If a drug existed that promised to help you achieve higher investment returns, would you take it? A behavioural finance forum raised this question, and it wasn’t hypothetical. After all, doping has occurred in other areas of extreme human endeavour, like sports. So, why not in investing? Indeed, recent media coverage of ‘smart drugs’, supposedly capable of boosting human intelligence, and of psychedelics as a means to enhance productivity, suggests that it might be possible. Just like in the movie, Limitless, a chemically enhanced individual could stomp around the capital markets earning outsized returns.


If athletes could use devices, they wouldn’t take drugs

Even if these drugs were effective, it seems to me that we would need more than this to achieve greater investment returns. This is because these substances only seek to enhance our concentration, memory and computational power. Yet, we cannot ignore that investors already have access to this kind of brain power – computers – and this has been no guarantee of greater performance. And Bradley Cooper would not have done anywhere near so well had he refused to cut a loss just because he didn’t want to lose face in front of his boss, Robert de Niro.

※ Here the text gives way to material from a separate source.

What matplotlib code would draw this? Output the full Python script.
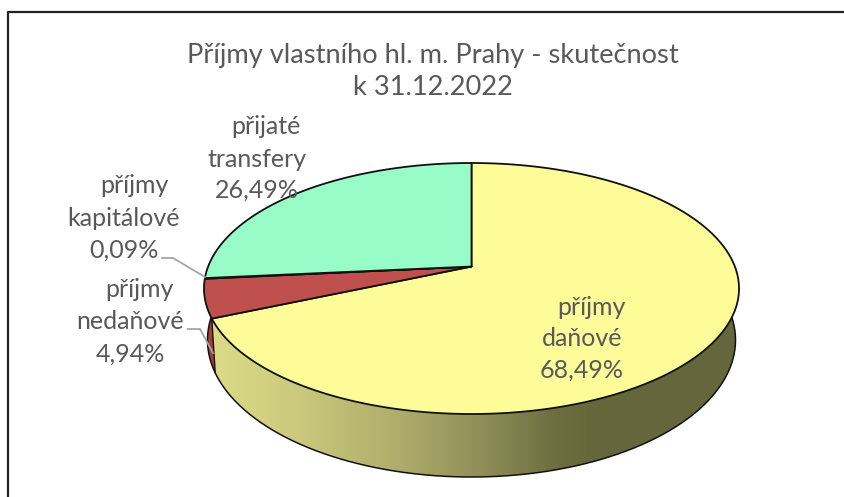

To produce better investors, therefore, a pill would need to target not just the way we perceive and process information, but also our preferences. The pill would certainly have to be capable of undoing the preference that is the most robust, widespread, and probably the most damaging for investment outcomes: #LossAversion. This trait manifests itself in a disproportional reluctance to realise losses, meaning that investors tend to let poor investments run for too long. Profits, on the other hand, are realised too soon, for fear they turn into losses.

Being wrong is no fun

Imagine a drug that would allow gains and losses to be perceived with weights equal to their monetary value. It would eliminate this bias and allow good and bad investments to be dealt with correctly. The first thing that would happen is that losses would be realised more often. These losses would be smaller than under the drug-free condition, but there would be more of them. So, we would have to concede that we were wrong more frequently. There would also be a smaller number of profits realised, because the doped investor would be more willing to let the profits run. Being right would be more rewarding, but we would experience it less frequently. The result would be better performance, but one’s well-being would take a dreadful knock.

The effects of the pill wouldn’t end once the investing day was over either. Super-investors would sit and wait in a line of slow-moving traffic on the commute home because there would be no satisfaction to be had from switching lanes to gain a few metres on adjacent motorists; they would draw no pleasure from discovering a sale bargain after having spent hours trawling the department stores; they could not even lean back and savour their achievements from time to time, as their motivation is undiminished by having reached their objectives.

So, whilst performance could be drug-enhanced, both in and out of the office, it may well come at the expense of one’s welI-being. As human evolutionary selection has clearly preferred loss-averse individuals, this is perhaps a trait that one should treat with more respect. An investment pill sounds appealing but be careful of those side-effects.